EXERCISE AIM =
The required output is the block of lines from the line with "Reproduce this chart" to the line with "const spTicks = [5000, 5500, 6000, 6500, 7000, 7500]", endpoints included and pictures omitted.
========================================
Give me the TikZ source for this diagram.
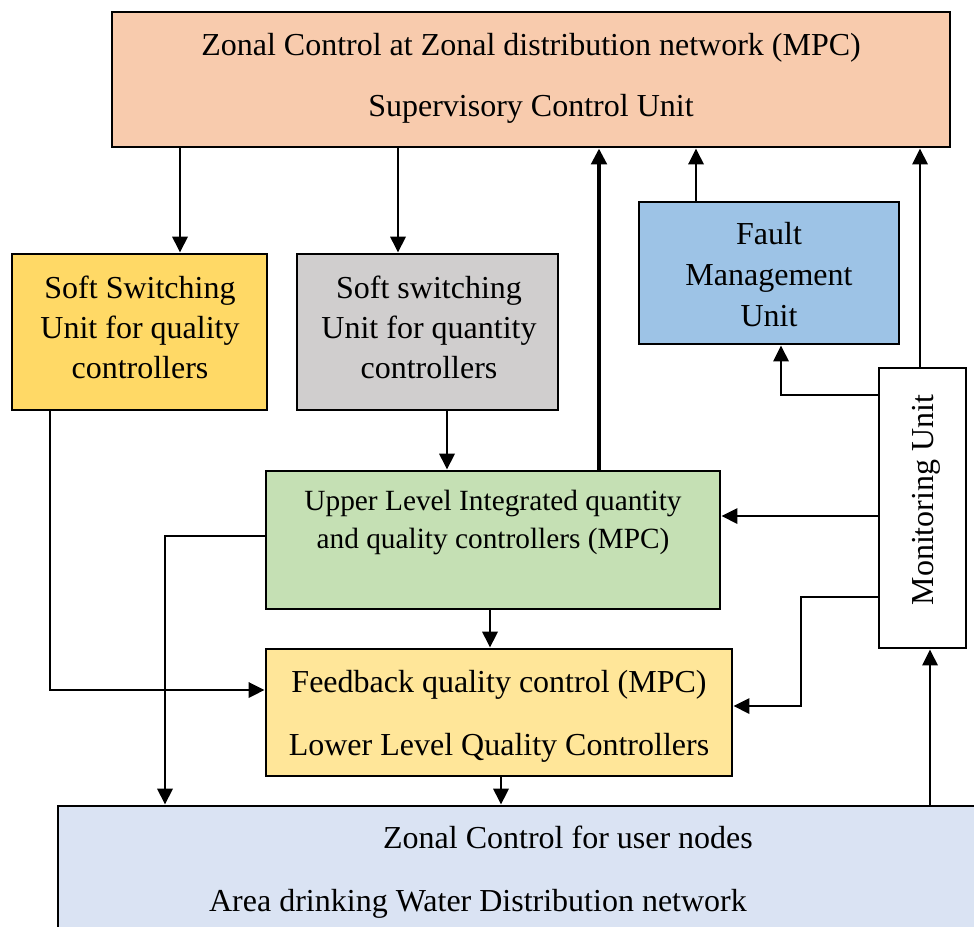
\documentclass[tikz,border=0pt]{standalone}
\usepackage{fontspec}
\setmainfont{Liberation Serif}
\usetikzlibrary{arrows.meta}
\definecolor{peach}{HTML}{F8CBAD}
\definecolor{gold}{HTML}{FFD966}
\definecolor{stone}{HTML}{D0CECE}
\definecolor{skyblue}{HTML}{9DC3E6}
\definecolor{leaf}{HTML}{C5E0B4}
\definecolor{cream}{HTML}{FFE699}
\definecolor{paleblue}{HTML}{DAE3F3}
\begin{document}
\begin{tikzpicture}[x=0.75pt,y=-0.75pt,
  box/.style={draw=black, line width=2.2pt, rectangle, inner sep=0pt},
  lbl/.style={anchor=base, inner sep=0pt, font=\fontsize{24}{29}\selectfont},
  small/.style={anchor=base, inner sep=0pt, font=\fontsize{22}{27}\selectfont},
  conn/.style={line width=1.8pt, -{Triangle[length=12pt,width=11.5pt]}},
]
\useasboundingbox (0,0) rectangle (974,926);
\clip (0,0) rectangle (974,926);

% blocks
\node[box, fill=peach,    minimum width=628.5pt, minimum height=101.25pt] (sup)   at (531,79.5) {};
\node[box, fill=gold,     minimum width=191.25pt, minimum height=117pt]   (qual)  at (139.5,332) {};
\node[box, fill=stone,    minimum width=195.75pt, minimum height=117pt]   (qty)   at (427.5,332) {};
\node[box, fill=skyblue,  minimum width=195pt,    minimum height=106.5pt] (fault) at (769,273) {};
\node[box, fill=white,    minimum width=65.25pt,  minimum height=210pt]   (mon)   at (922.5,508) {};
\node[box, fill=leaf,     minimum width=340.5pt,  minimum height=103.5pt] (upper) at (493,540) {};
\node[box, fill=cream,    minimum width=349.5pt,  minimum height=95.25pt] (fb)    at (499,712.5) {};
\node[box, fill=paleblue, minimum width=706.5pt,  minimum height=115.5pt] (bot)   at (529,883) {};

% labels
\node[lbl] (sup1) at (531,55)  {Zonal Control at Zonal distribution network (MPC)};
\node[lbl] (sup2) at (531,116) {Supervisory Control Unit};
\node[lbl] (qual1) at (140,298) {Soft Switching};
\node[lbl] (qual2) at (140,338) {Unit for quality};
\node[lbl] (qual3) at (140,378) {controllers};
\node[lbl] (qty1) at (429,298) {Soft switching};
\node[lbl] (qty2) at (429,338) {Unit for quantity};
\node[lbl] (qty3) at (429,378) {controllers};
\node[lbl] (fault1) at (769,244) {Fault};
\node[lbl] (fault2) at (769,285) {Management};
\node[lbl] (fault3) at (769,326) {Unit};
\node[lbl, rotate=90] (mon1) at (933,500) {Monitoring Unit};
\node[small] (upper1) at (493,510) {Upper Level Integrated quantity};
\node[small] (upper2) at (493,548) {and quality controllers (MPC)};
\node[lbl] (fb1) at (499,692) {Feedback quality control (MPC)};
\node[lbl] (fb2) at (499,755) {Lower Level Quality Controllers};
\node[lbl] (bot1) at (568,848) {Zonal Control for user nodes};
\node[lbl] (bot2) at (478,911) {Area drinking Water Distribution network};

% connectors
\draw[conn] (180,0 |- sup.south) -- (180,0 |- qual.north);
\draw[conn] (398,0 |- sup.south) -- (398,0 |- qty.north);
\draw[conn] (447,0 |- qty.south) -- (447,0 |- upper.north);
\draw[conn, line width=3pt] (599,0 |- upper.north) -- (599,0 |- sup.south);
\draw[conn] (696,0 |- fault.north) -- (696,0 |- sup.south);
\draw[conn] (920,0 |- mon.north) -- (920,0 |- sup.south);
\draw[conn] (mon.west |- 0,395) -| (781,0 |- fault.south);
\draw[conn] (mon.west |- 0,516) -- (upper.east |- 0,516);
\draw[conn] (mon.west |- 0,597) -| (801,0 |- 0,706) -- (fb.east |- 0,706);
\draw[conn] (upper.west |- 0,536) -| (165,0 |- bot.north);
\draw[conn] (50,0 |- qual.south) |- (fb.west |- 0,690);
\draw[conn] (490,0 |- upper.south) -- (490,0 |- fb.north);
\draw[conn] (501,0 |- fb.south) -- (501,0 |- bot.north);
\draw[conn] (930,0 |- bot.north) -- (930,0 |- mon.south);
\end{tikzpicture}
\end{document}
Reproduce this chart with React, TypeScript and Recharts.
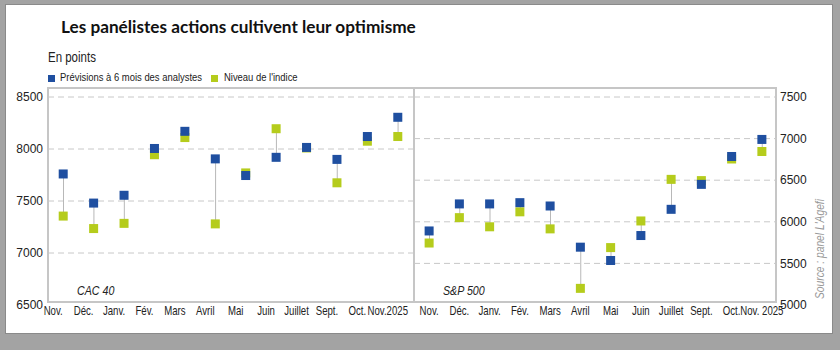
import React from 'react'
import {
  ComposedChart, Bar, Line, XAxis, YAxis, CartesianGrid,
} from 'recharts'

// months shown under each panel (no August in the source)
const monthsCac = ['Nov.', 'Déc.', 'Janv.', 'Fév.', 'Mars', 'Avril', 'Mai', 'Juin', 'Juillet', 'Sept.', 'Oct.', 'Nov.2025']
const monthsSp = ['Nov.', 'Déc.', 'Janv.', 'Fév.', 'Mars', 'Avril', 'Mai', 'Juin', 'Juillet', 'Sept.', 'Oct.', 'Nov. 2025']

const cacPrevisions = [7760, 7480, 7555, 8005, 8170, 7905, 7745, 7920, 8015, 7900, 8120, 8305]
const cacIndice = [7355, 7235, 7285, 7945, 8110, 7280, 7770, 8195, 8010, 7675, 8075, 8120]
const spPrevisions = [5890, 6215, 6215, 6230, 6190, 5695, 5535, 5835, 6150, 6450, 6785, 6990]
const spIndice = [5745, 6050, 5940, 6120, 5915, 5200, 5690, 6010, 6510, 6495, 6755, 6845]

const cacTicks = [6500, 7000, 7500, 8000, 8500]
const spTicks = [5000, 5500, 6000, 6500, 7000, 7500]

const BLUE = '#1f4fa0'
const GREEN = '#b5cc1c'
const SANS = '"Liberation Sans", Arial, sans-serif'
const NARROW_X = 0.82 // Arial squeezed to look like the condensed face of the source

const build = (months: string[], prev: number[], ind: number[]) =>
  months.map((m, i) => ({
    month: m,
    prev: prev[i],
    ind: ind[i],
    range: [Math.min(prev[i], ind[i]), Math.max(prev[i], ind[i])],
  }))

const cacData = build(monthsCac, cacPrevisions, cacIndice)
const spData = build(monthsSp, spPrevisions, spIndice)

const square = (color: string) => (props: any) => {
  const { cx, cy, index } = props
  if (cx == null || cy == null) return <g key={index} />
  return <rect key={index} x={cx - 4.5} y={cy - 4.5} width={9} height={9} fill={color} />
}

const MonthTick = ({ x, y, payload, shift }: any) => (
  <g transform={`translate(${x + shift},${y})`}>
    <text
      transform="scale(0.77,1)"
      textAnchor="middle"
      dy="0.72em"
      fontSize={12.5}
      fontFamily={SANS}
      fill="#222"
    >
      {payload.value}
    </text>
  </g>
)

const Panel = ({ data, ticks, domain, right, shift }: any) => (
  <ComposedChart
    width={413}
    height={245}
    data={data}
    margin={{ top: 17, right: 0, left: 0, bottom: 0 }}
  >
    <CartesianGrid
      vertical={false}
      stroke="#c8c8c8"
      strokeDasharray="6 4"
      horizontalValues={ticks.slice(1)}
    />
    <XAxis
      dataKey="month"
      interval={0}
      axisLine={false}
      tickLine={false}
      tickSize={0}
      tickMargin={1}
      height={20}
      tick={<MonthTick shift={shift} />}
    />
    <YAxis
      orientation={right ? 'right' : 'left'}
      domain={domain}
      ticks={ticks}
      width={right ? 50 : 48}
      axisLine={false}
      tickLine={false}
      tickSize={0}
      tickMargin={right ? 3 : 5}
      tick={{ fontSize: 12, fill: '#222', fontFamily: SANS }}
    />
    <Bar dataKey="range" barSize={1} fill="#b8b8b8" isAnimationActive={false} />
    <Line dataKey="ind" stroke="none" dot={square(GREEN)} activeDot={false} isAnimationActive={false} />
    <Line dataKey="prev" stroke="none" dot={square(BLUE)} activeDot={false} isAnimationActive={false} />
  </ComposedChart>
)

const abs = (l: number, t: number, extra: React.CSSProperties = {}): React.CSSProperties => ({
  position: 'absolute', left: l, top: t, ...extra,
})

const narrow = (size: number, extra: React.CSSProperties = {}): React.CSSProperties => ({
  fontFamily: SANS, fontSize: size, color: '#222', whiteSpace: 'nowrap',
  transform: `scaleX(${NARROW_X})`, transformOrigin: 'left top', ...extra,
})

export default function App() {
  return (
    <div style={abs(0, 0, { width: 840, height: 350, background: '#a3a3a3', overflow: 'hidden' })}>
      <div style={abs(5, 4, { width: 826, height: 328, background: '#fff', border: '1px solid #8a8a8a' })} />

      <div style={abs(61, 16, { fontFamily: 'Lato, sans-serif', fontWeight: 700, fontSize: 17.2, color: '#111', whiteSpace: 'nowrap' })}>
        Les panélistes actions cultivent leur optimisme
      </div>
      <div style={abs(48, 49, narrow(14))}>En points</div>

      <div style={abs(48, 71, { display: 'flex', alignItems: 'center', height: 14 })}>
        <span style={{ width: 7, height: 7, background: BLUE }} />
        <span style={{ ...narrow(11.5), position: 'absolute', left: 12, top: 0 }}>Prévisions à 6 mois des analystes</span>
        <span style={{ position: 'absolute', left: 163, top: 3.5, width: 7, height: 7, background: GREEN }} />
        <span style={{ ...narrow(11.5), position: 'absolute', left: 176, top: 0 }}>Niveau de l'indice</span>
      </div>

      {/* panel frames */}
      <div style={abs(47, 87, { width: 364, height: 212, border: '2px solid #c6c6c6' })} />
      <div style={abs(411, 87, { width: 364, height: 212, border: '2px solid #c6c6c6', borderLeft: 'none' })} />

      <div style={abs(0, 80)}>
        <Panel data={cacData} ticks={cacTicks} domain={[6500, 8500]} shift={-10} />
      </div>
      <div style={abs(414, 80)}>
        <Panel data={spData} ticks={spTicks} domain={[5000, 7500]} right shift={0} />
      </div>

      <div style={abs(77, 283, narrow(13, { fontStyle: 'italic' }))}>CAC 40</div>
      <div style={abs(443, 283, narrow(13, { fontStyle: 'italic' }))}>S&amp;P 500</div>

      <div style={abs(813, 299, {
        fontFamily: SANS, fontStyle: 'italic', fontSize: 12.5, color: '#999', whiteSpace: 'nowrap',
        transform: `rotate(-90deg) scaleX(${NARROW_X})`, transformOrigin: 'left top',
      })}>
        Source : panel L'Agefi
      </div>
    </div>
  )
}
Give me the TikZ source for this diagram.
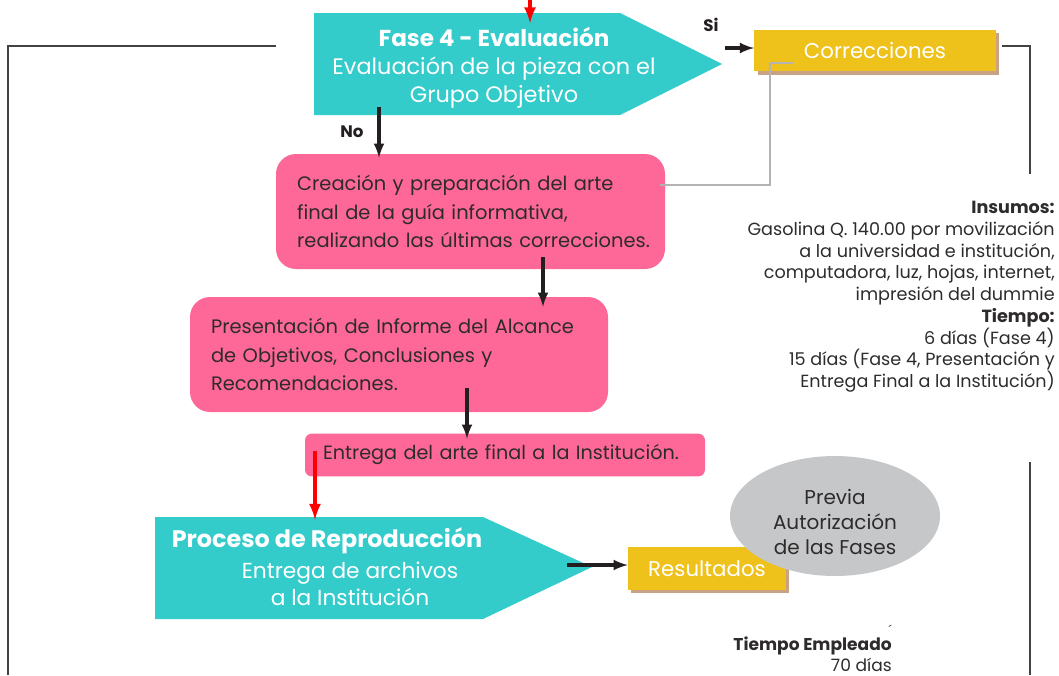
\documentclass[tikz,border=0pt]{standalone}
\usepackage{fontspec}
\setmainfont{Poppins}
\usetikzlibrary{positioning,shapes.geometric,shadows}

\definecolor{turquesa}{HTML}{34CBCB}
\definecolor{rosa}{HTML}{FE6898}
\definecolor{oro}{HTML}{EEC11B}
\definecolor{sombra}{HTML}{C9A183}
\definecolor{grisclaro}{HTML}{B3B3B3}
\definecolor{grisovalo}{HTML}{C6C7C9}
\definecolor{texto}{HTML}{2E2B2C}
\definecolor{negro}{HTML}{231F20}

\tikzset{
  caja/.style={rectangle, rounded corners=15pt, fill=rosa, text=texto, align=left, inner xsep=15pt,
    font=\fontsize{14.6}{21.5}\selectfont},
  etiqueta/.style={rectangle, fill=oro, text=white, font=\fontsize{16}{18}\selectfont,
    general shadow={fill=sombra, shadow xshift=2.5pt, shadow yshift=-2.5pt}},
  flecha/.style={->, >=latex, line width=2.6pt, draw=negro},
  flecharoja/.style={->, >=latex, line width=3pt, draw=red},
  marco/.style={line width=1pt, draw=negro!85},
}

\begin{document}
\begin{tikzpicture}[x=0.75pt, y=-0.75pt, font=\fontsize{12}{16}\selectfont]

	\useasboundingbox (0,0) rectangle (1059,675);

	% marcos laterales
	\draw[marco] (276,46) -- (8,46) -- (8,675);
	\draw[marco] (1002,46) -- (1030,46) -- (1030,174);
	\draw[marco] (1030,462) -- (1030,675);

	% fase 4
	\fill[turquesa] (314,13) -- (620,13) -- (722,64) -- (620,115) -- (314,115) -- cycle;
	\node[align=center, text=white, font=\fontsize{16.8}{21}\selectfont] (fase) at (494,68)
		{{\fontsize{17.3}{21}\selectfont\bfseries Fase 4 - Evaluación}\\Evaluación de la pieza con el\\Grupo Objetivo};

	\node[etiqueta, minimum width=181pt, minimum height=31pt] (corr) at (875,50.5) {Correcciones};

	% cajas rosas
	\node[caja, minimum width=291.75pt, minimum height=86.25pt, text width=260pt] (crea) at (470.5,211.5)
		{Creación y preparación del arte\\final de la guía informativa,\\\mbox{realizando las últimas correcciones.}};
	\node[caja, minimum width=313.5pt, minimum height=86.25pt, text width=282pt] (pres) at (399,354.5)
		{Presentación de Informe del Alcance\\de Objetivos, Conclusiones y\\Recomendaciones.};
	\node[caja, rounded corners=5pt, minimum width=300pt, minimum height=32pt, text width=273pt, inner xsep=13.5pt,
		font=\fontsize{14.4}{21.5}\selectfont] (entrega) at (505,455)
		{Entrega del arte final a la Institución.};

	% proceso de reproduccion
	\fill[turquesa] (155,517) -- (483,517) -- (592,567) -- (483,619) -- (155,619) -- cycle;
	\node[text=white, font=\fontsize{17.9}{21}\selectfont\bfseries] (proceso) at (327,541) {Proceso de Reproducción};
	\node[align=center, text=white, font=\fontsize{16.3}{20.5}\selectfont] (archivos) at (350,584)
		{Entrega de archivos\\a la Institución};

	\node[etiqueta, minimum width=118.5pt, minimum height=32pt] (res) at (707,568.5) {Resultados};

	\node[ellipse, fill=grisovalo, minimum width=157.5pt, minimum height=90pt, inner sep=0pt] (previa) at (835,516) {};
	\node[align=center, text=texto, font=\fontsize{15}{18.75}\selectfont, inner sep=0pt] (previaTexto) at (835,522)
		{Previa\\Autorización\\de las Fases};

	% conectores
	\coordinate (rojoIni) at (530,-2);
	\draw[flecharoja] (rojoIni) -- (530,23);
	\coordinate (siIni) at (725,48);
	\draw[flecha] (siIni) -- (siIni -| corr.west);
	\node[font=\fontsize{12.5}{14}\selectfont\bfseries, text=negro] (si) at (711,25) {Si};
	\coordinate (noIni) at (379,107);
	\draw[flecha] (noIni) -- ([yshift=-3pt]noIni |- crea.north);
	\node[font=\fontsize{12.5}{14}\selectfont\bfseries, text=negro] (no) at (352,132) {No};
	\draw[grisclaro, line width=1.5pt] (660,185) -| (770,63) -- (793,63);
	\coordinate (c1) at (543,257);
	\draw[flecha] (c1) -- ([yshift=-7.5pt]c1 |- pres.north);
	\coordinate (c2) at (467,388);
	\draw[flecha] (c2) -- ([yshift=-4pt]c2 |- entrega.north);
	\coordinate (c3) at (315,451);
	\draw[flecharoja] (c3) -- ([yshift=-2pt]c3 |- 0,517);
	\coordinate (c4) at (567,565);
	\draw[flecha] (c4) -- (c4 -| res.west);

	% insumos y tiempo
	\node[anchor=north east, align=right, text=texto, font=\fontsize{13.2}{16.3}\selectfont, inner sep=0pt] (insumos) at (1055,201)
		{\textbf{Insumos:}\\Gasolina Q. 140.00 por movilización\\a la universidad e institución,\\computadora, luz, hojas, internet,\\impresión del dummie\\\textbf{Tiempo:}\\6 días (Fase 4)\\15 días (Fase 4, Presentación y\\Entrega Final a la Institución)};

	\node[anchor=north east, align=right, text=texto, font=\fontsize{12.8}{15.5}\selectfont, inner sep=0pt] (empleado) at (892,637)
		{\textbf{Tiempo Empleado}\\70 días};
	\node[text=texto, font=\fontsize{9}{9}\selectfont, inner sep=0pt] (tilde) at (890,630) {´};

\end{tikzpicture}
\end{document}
========================================
OUTPUT OF THE TASK =
Reproduce this chart with React, TypeScript and Recharts.
import React from 'react'
import {
  ComposedChart, Bar, Line, XAxis, YAxis, CartesianGrid,
} from 'recharts'

// months shown under each panel (no August in the source)
const monthsCac = ['Nov.', 'Déc.', 'Janv.', 'Fév.', 'Mars', 'Avril', 'Mai', 'Juin', 'Juillet', 'Sept.', 'Oct.', 'Nov.2025']
const monthsSp = ['Nov.', 'Déc.', 'Janv.', 'Fév.', 'Mars', 'Avril', 'Mai', 'Juin', 'Juillet', 'Sept.', 'Oct.', 'Nov. 2025']

const cacPrevisions = [7760, 7480, 7555, 8005, 8170, 7905, 7745, 7920, 8015, 7900, 8120, 8305]
const cacIndice = [7355, 7235, 7285, 7945, 8110, 7280, 7770, 8195, 8010, 7675, 8075, 8120]
const spPrevisions = [5890, 6215, 6215, 6230, 6190, 5695, 5535, 5835, 6150, 6450, 6785, 6990]
const spIndice = [5745, 6050, 5940, 6120, 5915, 5200, 5690, 6010, 6510, 6495, 6755, 6845]

const cacTicks = [6500, 7000, 7500, 8000, 8500]
const spTicks = [5000, 5500, 6000, 6500, 7000, 7500]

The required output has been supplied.